Mexican authorities said they've found human remains in Tijuana, tied to a man called the "Stew Maker," who allegedly dissolved more than 300 people in acid.
The discovery was made on land in eastern Tijuana. Authorities said they found bone fragments and teeth on one of the lots where Santiago Meza, known as "el Pozolero," said he liquified bodies in lye.
Mexican authorities arrested Meza more than two years ago. Meza confessed that the hundreds of bodies he dissolved were people that Tijuana drug-gang bosses had murdered. Meza 's job was to help get rid of the evidence. Though, the fragments investigators discovered may be Meza's leftovers.
The find gave hope to the families of people searching for disappeared relatives. Authorities expect to have DNA results in about six weeks.
A citizens group in Tijuana, that advocates for the families of people who have vanished, and has created a database documenting hundreds of cases, urges anyone missing a loved one to come forward.
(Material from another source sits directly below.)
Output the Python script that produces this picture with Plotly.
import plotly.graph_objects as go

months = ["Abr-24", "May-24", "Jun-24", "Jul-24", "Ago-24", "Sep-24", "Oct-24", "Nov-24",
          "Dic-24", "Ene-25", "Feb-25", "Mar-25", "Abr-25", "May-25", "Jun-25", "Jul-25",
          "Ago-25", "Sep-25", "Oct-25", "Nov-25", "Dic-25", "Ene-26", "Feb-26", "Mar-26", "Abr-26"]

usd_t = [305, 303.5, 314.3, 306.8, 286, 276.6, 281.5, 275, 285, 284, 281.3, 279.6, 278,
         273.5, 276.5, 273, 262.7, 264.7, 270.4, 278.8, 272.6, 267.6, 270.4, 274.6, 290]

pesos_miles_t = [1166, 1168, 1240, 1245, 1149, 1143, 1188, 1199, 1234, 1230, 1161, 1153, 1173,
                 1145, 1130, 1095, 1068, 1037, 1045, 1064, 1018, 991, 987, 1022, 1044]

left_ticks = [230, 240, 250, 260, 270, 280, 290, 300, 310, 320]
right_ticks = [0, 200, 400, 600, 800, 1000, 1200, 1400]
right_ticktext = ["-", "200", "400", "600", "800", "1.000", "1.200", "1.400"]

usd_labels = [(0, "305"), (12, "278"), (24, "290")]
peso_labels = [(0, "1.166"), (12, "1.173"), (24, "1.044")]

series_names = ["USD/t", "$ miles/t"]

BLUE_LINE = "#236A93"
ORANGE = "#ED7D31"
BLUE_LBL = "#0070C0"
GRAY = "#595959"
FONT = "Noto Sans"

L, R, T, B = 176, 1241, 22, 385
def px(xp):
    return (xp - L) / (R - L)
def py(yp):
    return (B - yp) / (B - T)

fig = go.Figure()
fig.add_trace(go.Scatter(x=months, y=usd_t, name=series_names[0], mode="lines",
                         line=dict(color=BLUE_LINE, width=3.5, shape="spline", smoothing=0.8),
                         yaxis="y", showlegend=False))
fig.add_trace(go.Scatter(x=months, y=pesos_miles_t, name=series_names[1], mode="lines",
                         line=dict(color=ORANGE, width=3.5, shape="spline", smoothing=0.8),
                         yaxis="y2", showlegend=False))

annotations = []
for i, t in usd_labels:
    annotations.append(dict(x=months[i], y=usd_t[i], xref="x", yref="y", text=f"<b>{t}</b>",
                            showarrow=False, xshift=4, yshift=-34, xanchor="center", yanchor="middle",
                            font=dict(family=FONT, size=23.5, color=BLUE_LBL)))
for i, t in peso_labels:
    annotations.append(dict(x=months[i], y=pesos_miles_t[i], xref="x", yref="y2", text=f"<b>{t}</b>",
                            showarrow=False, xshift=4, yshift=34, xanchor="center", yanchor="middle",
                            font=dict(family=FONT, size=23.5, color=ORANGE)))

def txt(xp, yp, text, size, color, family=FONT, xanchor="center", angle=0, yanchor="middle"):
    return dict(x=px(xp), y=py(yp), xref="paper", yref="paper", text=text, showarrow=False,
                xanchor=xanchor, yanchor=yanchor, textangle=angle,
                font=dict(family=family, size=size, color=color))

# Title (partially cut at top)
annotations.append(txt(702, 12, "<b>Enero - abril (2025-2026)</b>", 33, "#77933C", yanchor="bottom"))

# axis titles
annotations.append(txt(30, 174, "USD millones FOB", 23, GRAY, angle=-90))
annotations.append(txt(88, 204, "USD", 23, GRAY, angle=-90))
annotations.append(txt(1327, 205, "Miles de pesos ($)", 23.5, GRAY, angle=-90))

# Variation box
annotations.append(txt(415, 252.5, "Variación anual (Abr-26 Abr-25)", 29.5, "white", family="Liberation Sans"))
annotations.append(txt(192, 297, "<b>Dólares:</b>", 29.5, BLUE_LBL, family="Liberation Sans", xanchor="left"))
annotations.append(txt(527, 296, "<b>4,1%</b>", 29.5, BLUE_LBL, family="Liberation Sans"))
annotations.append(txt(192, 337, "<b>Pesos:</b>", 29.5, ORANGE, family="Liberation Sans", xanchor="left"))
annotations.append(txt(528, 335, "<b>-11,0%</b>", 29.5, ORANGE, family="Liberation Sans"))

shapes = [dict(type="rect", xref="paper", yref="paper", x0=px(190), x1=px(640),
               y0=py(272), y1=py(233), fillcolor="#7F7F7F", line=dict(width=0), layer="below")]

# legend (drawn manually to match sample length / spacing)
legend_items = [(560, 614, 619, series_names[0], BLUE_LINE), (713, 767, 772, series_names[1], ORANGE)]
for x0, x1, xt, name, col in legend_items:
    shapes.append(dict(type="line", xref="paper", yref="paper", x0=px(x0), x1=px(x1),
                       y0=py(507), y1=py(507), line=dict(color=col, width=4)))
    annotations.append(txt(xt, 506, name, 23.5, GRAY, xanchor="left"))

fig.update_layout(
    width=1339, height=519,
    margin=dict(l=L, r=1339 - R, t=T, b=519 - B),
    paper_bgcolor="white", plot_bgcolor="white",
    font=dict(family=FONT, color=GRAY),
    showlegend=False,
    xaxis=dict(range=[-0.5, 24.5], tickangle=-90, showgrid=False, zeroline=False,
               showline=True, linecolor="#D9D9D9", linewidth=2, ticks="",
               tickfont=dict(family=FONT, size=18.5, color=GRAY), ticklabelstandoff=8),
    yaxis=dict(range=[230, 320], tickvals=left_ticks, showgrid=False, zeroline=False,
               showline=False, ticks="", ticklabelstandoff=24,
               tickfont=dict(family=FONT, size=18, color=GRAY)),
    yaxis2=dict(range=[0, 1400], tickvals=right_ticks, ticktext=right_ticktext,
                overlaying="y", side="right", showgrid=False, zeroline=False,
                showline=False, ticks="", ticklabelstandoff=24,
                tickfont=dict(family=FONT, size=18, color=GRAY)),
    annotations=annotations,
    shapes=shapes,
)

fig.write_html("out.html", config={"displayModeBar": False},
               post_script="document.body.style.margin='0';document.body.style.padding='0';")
Meanwhile, the investigative team working to exhume remains in Tijuana had to leave suddenly to attend to a mass grave in the border state of Tamaulipas, south of Brownsville, Texas.
Authorities say they've found more than 70 bodies there.
It is expected that the investigative team will return to Tijuana in May, to resume the search for human remains on land "el Pozolero" said he used.